Alvey: Time of change a time for a change

In the end, Chuck Alvey says, he didn't want to build a house he wouldn't be living in.

And so he stepped away, resigning last week as president and chief executive of the Economic Development Authority of Western Nevada.

Big changes appear to be coming in the way that Nevada organizes its economic development efforts, and they're likely to require a major restructuring of EDAWN assuming that the agency is around at all.

Alvey, who's been thinking about stepping down from the helm of EDAWN for a couple of years, didn't want to help create the new economic-development infrastructure and then leave the organization to his successor.

Better, he thought, to leave now so that his successor can shape the future of economic development.
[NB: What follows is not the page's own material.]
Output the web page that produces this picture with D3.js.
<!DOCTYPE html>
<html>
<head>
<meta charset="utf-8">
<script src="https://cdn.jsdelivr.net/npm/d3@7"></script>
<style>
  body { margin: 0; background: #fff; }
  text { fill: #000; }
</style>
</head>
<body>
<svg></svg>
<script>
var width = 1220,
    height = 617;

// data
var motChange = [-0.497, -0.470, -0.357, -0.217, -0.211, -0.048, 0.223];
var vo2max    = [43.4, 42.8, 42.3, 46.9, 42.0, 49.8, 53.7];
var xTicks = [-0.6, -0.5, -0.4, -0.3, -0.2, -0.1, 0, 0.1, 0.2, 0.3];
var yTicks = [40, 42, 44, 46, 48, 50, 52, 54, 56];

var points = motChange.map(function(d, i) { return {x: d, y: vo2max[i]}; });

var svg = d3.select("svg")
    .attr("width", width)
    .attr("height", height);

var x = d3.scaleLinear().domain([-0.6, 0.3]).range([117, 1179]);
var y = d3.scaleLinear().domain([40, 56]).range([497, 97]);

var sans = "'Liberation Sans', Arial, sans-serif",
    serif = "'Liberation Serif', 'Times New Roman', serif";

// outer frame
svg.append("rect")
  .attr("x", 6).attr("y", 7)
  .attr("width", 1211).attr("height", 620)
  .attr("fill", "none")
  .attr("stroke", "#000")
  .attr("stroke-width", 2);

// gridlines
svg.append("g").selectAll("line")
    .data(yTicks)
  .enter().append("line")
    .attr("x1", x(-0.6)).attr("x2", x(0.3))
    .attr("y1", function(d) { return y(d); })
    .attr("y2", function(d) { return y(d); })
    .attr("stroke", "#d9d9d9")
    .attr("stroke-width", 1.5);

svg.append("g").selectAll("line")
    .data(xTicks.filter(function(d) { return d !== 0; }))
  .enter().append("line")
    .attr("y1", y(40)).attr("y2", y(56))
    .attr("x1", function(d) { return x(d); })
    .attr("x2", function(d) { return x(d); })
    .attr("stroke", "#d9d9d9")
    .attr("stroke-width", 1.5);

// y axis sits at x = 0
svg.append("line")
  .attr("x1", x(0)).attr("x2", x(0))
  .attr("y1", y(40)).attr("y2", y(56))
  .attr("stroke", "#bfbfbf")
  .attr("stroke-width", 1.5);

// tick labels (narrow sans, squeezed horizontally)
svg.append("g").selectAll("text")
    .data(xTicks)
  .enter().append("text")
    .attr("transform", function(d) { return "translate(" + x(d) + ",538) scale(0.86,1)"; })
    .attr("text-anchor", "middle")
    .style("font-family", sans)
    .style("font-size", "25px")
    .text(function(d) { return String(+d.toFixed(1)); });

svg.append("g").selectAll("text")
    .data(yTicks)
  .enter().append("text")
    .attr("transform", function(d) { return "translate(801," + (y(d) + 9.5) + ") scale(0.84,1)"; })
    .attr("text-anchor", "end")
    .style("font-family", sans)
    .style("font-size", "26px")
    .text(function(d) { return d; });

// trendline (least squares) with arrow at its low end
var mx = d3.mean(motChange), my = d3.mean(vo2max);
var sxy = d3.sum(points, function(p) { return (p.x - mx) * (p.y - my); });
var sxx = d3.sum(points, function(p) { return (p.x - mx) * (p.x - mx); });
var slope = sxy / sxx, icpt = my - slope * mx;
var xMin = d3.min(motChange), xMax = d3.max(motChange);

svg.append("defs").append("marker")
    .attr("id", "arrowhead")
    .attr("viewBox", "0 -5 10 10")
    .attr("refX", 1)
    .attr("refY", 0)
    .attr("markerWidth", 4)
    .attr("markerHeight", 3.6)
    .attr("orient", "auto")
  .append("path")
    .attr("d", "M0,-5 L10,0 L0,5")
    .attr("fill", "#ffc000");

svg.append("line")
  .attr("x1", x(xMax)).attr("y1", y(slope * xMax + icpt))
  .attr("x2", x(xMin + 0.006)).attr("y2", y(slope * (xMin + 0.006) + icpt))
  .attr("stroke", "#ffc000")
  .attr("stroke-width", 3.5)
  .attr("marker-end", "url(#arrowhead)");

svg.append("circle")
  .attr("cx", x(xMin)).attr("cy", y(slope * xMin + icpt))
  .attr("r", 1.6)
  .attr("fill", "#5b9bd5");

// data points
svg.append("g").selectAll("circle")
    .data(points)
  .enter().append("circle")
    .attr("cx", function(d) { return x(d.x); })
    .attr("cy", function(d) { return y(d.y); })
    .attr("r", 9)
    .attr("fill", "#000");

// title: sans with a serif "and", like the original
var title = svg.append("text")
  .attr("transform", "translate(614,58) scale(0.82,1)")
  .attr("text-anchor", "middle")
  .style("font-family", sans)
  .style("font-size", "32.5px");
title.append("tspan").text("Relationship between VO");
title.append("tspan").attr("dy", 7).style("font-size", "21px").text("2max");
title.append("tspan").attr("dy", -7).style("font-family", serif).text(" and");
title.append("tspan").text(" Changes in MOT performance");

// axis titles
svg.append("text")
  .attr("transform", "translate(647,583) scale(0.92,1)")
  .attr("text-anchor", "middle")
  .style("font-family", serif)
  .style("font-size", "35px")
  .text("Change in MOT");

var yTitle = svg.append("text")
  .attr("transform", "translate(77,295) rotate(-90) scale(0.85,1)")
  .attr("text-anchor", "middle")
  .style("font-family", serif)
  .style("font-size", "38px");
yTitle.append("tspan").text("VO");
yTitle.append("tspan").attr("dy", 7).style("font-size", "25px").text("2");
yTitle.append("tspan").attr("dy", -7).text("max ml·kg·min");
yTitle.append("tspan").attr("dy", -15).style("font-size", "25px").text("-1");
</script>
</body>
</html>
But that future is uncertain.

A bill pending in the Nevada Legislature would designate a single agency in northern Nevada eligible to receive state economic development funding. A single economic agency also would be designated for southern Nevada, and a third would be designated to represent rural areas of the state.

Northern Nevada currently has two state-funded regional economic development agencies EDAWN and the Northern Nevada Development Authority in Carson City along with the medium-sized Elko County Economic Diversification Authority and smaller organizations in rural counties. (Nevada Business Connections, an industrial recruitment group headquartered in Carson City, is funded entirely by the private sector.)
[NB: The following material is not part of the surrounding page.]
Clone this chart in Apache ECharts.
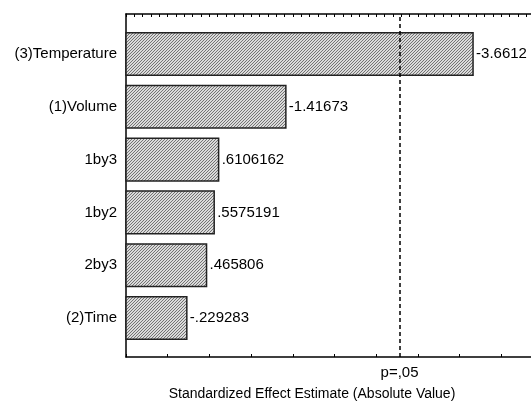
<!DOCTYPE html>
<html>
<head>
<meta charset="utf-8">
<script src="https://cdn.jsdelivr.net/npm/echarts@6/dist/echarts.min.js"></script>
<style>
html,body{margin:0;padding:0;background:#fff;}
#chart{width:531px;height:404px;}
</style>
</head>
<body>
<div id="chart"></div>
<script>
// ---- data ----
const categories = ['(3)Temperature', '(1)Volume', '1by3', '1by2', '2by3', '(2)Time'];
const effects = [-3.6612, -1.41673, 0.6106162, 0.5575191, 0.465806, -0.229283];
const criticalT = 2.776;          // p = .05 reference line
const criticalLabel = 'p=,05';
const xTitle = 'Standardized Effect Estimate (Absolute Value)';

const X_MIN = -0.5, X_MAX = 4.356;
const FONT = '"Liberation Sans", Arial, sans-serif';

function fmt(v) {
  return String(v).replace(/^(-?)0\./, '$1.');
}

// hatch pattern
const tile = document.createElement('canvas');
tile.width = 3; tile.height = 3;
(function () {
  const ctx = tile.getContext('2d');
  const img = ctx.createImageData(3, 3);
  for (let y = 0; y < 3; y++) for (let x = 0; x < 3; x++) {
    const i = (y * 3 + x) * 4;
    const dark = ((x + y) % 3) === 0;
    const c = dark ? 115 : 218;
    img.data[i] = c; img.data[i + 1] = c; img.data[i + 2] = c; img.data[i + 3] = 255;
  }
  ctx.putImageData(img, 0, 0);
})();
const hatch = { image: tile, repeat: 'repeat' };

const chart = echarts.init(document.getElementById('chart'), null, { renderer: 'canvas' });

const barData = effects.map((e, i) => [Math.abs(e), i, e]);

const option = {
  animation: false,
  backgroundColor: '#fff',
  grid: [
    { left: 126, top: 14, right: 0, height: 343, containLabel: false },
    { left: 126, top: 27.6, right: 0, height: 316.8, containLabel: false }
  ],
  xAxis: [
    {
      gridIndex: 0, type: 'value', position: 'bottom', min: X_MIN, max: X_MAX, interval: 0.5,
      axisLine: { show: true, onZero: false, lineStyle: { color: '#000', width: 1.5 } },
      axisTick: { show: true, inside: true, length: 3, lineStyle: { color: '#000', width: 1 } },
      axisLabel: { show: false }, splitLine: { show: false }
    },
    {
      gridIndex: 0, type: 'value', position: 'top', min: X_MIN, max: X_MAX, interval: 0.1,
      axisLine: { show: true, onZero: false, lineStyle: { color: '#000', width: 1.5 } },
      axisTick: { show: true, inside: true, length: 3, lineStyle: { color: '#000', width: 1 } },
      axisLabel: { show: false }, splitLine: { show: false }
    },
    {
      gridIndex: 1, type: 'value', min: X_MIN, max: X_MAX, show: false,
      splitLine: { show: false }
    }
  ],
  yAxis: [
    {
      gridIndex: 0, type: 'value', min: 0, max: 1, position: 'left',
      axisLine: { show: true, onZero: false, lineStyle: { color: '#000', width: 1.5 } },
      axisTick: { show: false }, axisLabel: { show: false }, splitLine: { show: false }
    },
    {
      gridIndex: 1, type: 'category', inverse: true, data: categories,
      axisLine: { show: false }, axisTick: { show: false }, splitLine: { show: false },
      axisLabel: { color: '#000', fontSize: 15, fontFamily: FONT, margin: 9 }
    }
  ],
  graphic: [
    {
      type: 'text', x: 312, y: 394,
      style: { text: xTitle, fill: '#000', font: '14px ' + FONT, align: 'center', verticalAlign: 'middle' }
    }
  ],
  series: [
    {
      type: 'line', xAxisIndex: 0, yAxisIndex: 0, data: [], silent: true,
      markLine: {
        silent: true, symbol: 'none', animation: false,
        lineStyle: { color: '#000', width: 1.5, type: [4, 3] },
        label: { show: true, position: 'start', formatter: criticalLabel, color: '#000', fontSize: 15, fontFamily: FONT, distance: 8 },
        data: [{ xAxis: criticalT }]
      }
    },
    {
      type: 'custom', xAxisIndex: 2, yAxisIndex: 1, data: barData,
      encode: { x: 0, y: 1 },
      renderItem: function (params, api) {
        const v = api.value(0);
        const idx = api.value(1);
        const raw = api.value(2);
        const start = api.coord([X_MIN, idx]);
        const end = api.coord([v, idx]);
        const band = api.size([0, 1])[1];
        const h = band * 0.807;
        return {
          type: 'group',
          children: [
            {
              type: 'rect',
              shape: { x: start[0], y: start[1] - h / 2, width: end[0] - start[0], height: h },
              style: { fill: hatch, stroke: '#222', lineWidth: 1.5 }
            },
            {
              type: 'text',
              style: {
                text: fmt(raw), x: end[0] + 3, y: end[1],
                align: 'left', verticalAlign: 'middle', fill: '#000',
                font: '15px ' + FONT
              }
            }
          ]
        };
      }
    }
  ]
};
chart.setOption(option);
</script>
</body>
</html>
Further muddying the future is the pending combination of EDAWN with the ready-to-merge Reno Sparks Chamber of Commerce and Northern Nevada Chamber of Commerce.

When that combination was announced, EDAWN officials noted that some careful footwork would be needed because the Reno Sparks Chamber of Commerce has actively lobbied lawmakers, while the state money provided to EDAWN can't be used for lobbying.

Stephanie Kruse, vice chair of the EDAWN board, says the organization is convinced that some sort of regional approach to economic development makes sense, but the details remain murky.

"It could be a very different animal," Kruse says.

And that means that EDAWN's board will ask its search firm to seek out creative candidates as it begins looking for a successor to Alvey.

"The ideal person will love a challenge, will love the opportunity to do something fresh and different," Kruse says.

A search firm is expected to begin its work within a couple of weeks. Alvey will stick around until a successor is in place.

Alvey, who spent three decades as a broadcaster before he was named to the top spot at EDAWN 12 years ago, says he began feeling the itch for a new challenge a couple of years ago.

But then the roof fell in on the economy, and EDAWN dramatically reduced its staff. For a while, Alvey wore multiple hats at the agency fielding calls from companies scouting the region, running its daily operations, and overseeing long-term strategic direction.

"If I walked out then, it would have created a vacuum," he says.

More recently, Alvey says he's planned to leave at the end of 2012 but the changes under consideration by the state government accelerated the timetable.

"I just couldn't see myself helping to design a house that I had no intention of living in," he says.